══ Supplied material

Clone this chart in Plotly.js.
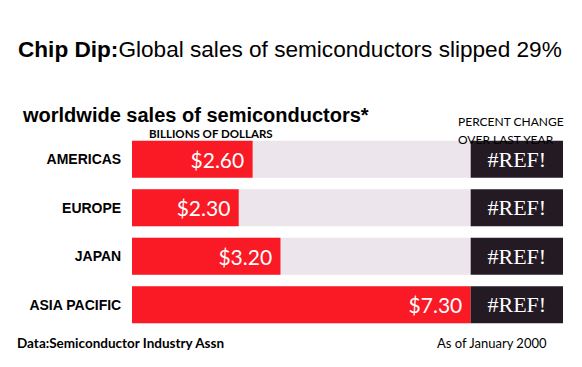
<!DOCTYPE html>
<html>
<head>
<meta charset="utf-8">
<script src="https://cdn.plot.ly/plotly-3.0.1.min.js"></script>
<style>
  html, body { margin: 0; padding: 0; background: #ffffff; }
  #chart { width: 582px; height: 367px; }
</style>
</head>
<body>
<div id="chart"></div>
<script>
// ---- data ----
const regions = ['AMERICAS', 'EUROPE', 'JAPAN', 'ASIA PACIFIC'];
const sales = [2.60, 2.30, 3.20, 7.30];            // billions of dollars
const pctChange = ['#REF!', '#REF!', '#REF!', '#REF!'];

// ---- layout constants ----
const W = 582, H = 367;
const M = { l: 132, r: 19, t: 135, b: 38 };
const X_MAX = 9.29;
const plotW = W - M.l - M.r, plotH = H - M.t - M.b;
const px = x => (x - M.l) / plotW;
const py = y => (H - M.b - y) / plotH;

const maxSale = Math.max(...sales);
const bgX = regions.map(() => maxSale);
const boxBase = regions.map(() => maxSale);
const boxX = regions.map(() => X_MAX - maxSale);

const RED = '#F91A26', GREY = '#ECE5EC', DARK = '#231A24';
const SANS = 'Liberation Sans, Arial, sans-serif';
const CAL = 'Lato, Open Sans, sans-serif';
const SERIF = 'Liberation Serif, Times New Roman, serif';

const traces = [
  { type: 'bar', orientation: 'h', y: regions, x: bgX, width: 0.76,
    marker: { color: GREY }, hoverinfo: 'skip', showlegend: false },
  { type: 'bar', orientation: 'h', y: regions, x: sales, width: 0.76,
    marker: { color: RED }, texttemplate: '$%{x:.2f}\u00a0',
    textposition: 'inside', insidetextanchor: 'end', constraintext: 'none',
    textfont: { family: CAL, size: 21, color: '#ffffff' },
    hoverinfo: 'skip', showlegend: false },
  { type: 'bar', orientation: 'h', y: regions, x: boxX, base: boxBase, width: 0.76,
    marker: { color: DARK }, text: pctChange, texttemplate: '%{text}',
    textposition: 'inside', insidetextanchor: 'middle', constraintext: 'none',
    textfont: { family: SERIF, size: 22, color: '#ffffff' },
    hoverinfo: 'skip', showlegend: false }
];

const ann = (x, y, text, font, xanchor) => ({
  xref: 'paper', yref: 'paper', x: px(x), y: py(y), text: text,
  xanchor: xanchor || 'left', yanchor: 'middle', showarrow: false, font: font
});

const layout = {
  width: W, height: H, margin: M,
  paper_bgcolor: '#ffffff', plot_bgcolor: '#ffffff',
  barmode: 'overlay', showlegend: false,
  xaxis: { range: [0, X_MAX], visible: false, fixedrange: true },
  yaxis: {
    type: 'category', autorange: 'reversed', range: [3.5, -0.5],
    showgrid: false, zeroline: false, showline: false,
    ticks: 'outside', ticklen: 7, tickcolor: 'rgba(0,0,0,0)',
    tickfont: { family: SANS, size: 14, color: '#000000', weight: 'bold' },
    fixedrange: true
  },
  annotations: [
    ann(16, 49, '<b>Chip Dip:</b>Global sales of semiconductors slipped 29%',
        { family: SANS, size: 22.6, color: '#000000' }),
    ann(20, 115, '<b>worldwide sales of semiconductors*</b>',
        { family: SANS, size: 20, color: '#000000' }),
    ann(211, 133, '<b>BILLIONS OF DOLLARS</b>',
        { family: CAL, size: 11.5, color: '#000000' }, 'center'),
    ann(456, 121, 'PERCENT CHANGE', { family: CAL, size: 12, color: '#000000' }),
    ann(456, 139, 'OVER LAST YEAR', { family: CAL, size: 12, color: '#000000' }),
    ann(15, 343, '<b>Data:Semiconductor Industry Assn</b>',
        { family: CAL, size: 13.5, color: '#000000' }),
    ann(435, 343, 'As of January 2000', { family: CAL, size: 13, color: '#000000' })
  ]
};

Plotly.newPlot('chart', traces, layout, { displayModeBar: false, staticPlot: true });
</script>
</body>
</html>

════

## Directive
From the first line of the listing above, repeat every line through the one holding "const SERIF = 'Liberation". Both ends count, and pictures stay out.

## The solution
Clone this chart in Plotly.js.
<!DOCTYPE html>
<html>
<head>
<meta charset="utf-8">
<script src="https://cdn.plot.ly/plotly-3.0.1.min.js"></script>
<style>
  html, body { margin: 0; padding: 0; background: #ffffff; }
  #chart { width: 582px; height: 367px; }
</style>
</head>
<body>
<div id="chart"></div>
<script>
// ---- data ----
const regions = ['AMERICAS', 'EUROPE', 'JAPAN', 'ASIA PACIFIC'];
const sales = [2.60, 2.30, 3.20, 7.30];            // billions of dollars
const pctChange = ['#REF!', '#REF!', '#REF!', '#REF!'];

// ---- layout constants ----
const W = 582, H = 367;
const M = { l: 132, r: 19, t: 135, b: 38 };
const X_MAX = 9.29;
const plotW = W - M.l - M.r, plotH = H - M.t - M.b;
const px = x => (x - M.l) / plotW;
const py = y => (H - M.b - y) / plotH;

const maxSale = Math.max(...sales);
const bgX = regions.map(() => maxSale);
const boxBase = regions.map(() => maxSale);
const boxX = regions.map(() => X_MAX - maxSale);

const RED = '#F91A26', GREY = '#ECE5EC', DARK = '#231A24';
const SANS = 'Liberation Sans, Arial, sans-serif';
const CAL = 'Lato, Open Sans, sans-serif';
const SERIF = 'Liberation Serif, Times New Roman, serif';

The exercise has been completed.